The social media manager followed up with a retweet of Emhoff’s 2021 bracket, which they simply captioned: “Awkward!”
Harris was mocked online as “the dumbest vice president in US history,” while one person noted that “she just makes stuff up everyday.”
“Nobody gives her anything to do. So she just talks,” added another.
“This woman makes Dan Quayle look like a physicist,” someone said while comparing her to former President George H.W. Bush’s running mate.
“When pressed on foreign policy, she proudly shared that she had Israel beating Hamas in the Sweet Sixteen,” another mocked.
On Friday, a spokesperson from Harris’s office clarified that the Vice President meant to say trademark, rather than brackets.
It wasn’t until 2022, that the NCAA first started to officially brand the women’s Division I tournament as “March Madness.”
The NCAA said that the branding change was geared “toward increasing opportunities for planning collaboration and cross-promotion, as well as making the two championships more financially equitable.”
“Women’s basketball has grown tremendously over the past several years, and we remain focused on our priority of enhancing and growing the game,” Lynn Holzman, the NCAA vice president of women’s basketball, remarked at the time.
“The brand recognition that March Madness carries will broaden marketing opportunities as we continue that work to elevate the women’s basketball championship.”

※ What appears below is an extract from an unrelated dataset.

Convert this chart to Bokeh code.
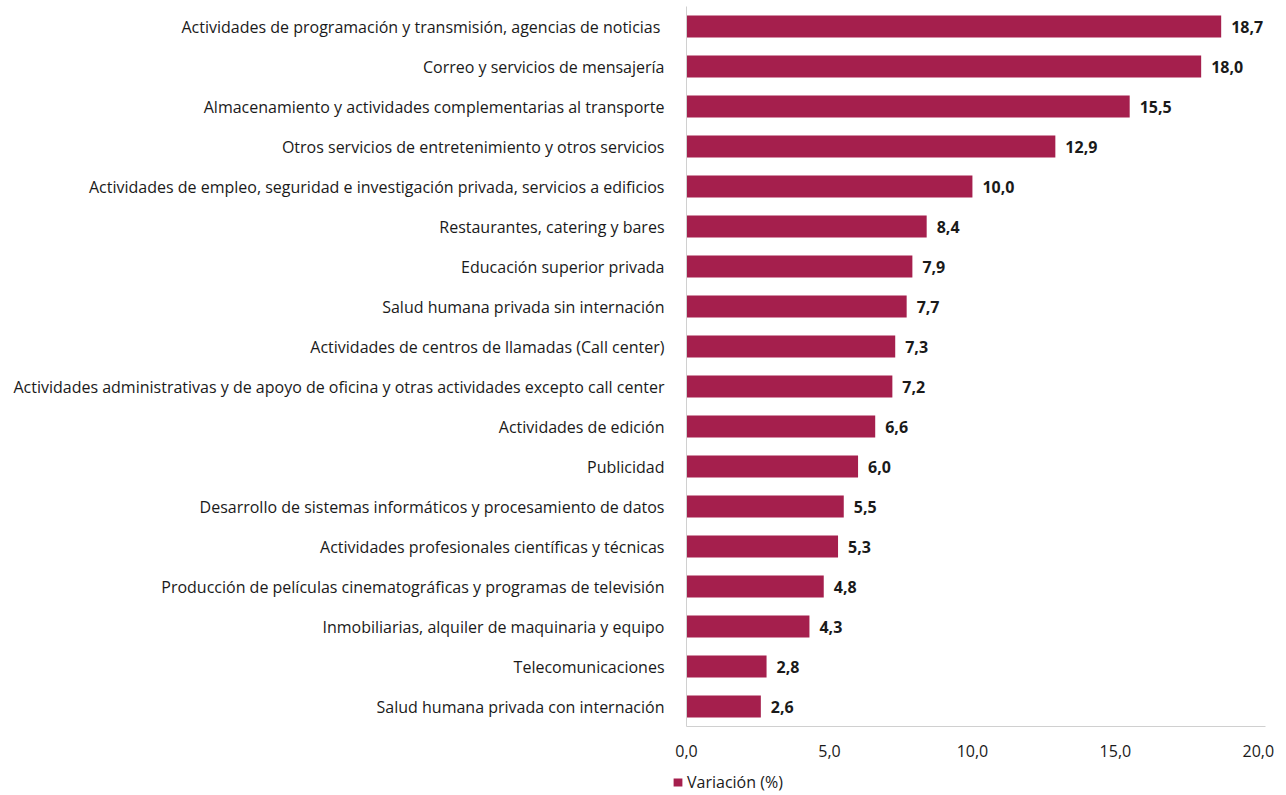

Texas-San Antonio athletics director and committee chair Lisa Campos told USA Today that adding the March Madness trademark to the women’s tournament would “enhance the development and public perception of the sport.”
The shift has been notable, as the women’s bracket dominated news coverage last year when LSU’s Angel Reese and Iowa’s Caitlyn Clark made national headlines, when the former taunted her opponent with the “you can’t see me” gesture during the title game.
While LSU took the championship in 2023, Clark got her revenge when the Hawkeyes knocked out the Tigers during the Elite 8 with a 94-87 victory.